In-depth: Routers losing ground to switches

Cabletron made its biggest marketing push ever at this year's InterOp trade show, taking out the giant billboard at Atlanta's Olympic Park and blasting expo-goers with the loudest booth for miles.

They billed it the Clash of the Networking Titans.

Cabletron made its biggest marketing push ever at this year’s InterOp trade show, taking out the giant billboard at Atlanta’s Olympic Park and blasting expo-goers with the loudest booth for miles.

Its ads featured a boxing match between an ageing “Cisco Kid” and a thick-necked pugilist, the “Cabletron Crusher”. We never actually got to see the outcome but it looked depressing for The Kid.

“Well, our guy was younger and about two feet taller,” quipped Cabletron CEO and founder Bob Levine, at Cabletron’s press conference at Atlanta’s Hard Rock Cafe. Everyone laughed, but you got the feeling that this is how Levine and his band of switching zealots really do regard Cisco--as old and increasingly irrelevant--a novel outlook considering Cisco clearly dominates the $4 billion router market.

But routers are losing ground at the core of networks to more flexible switches. In New Zealand, IDC predicts switch sales will increase 23% between 1995 and 2000 while routers will grow only 9.2% over the same period. By 2000 revenue from switches is forecast to be around $22 million, with router sales bringing in $42.5 million.

In contrast to expensive and complex routers, switches are easier to co-ordinate and run at higher bandwidth speeds, relieving capacity constraints.

“You can’t do adds, moves and changes in a router environment,” says Cabletron chief Craig Benson. “Sure, you still need the routing function in the network but we don’t think that the routing function needs to be on a router. We see routing as an application that sits across the network.

“LAN switching is transforming router-based network architecture and emerging switched networks are designed to maximise switching and minimise routing. As a result, the number of routers required in a network is falling as routing moves out towards the edge of the LAN. Looking further ahead, switched networks like ATM eliminate the need for routers altogether. In an ATM network, the routing function is buried inside the protocol itself.”

ATM switch maker Madge, unsurprisingly, takes a similar view. Madge’s Australasian marketing manager, Carmelo San Gil, has said for network planners seeking a more flexible architecture, switching offers a better solution.

“Today’s switching technology delivers a flat OSI layer 2 network, without traditional flat network problems such as broadcast storms and poor security. For example, intelligent switching can distinguish between broadcast and unicast data packets,” he says.

“Most broadcast traffic on a network is caused by network administration functions and protocol overheads. A switch that identifies these packets can apply routing-like functions and reduce traffic to irrelevant parts of the network. Intelligent switching also offers firewall-type security that was once available only with routing,” he says.

“When correctly implemented, switching delivers the same scalability as routing at a lower cost. Low latency paves the way for widespread deployment of virtual and emulated LANs.”

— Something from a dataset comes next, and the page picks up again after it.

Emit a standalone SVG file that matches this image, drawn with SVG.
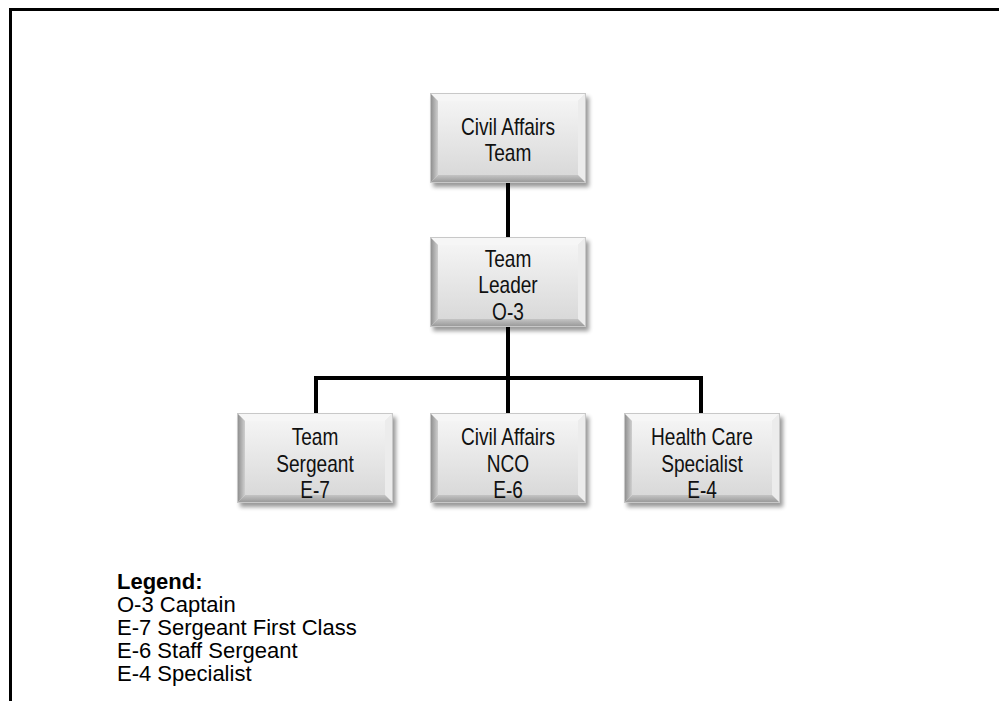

This means organisations can build a single, flat switched network with routers as the connection of last resort for WAN gateways and more complex routing functions.

Meanwhile, Cisco is having to go to war on two fronts. Not only does it have to protect its router business from switch sales, it has to control the switch market.

If you strip away revenues earned from routers, hubs and NICs and look purely at switches, Cisco, Cabletron, Bay Networks and 3Com are about even at $US1.1 billion to $US1.3 billion.

Last year in New Zealand the lion’s share of the market went to 3Com with $2.7 million, followed by Cisco at $2.1 million and Bay Networks at $1.2 million. Cabletron came in at number four with $0.5 million.

But Cabletron has come up with a new weapon in its switching arsenal. A scaled- down version of its pricy MMAC Plus super switch which it pitted at InterOp against Cisco’s Catalyst switch. Cabletron has also announced a Gigabit Ethernet uplink for the MMAC Plus to ship by Christmas.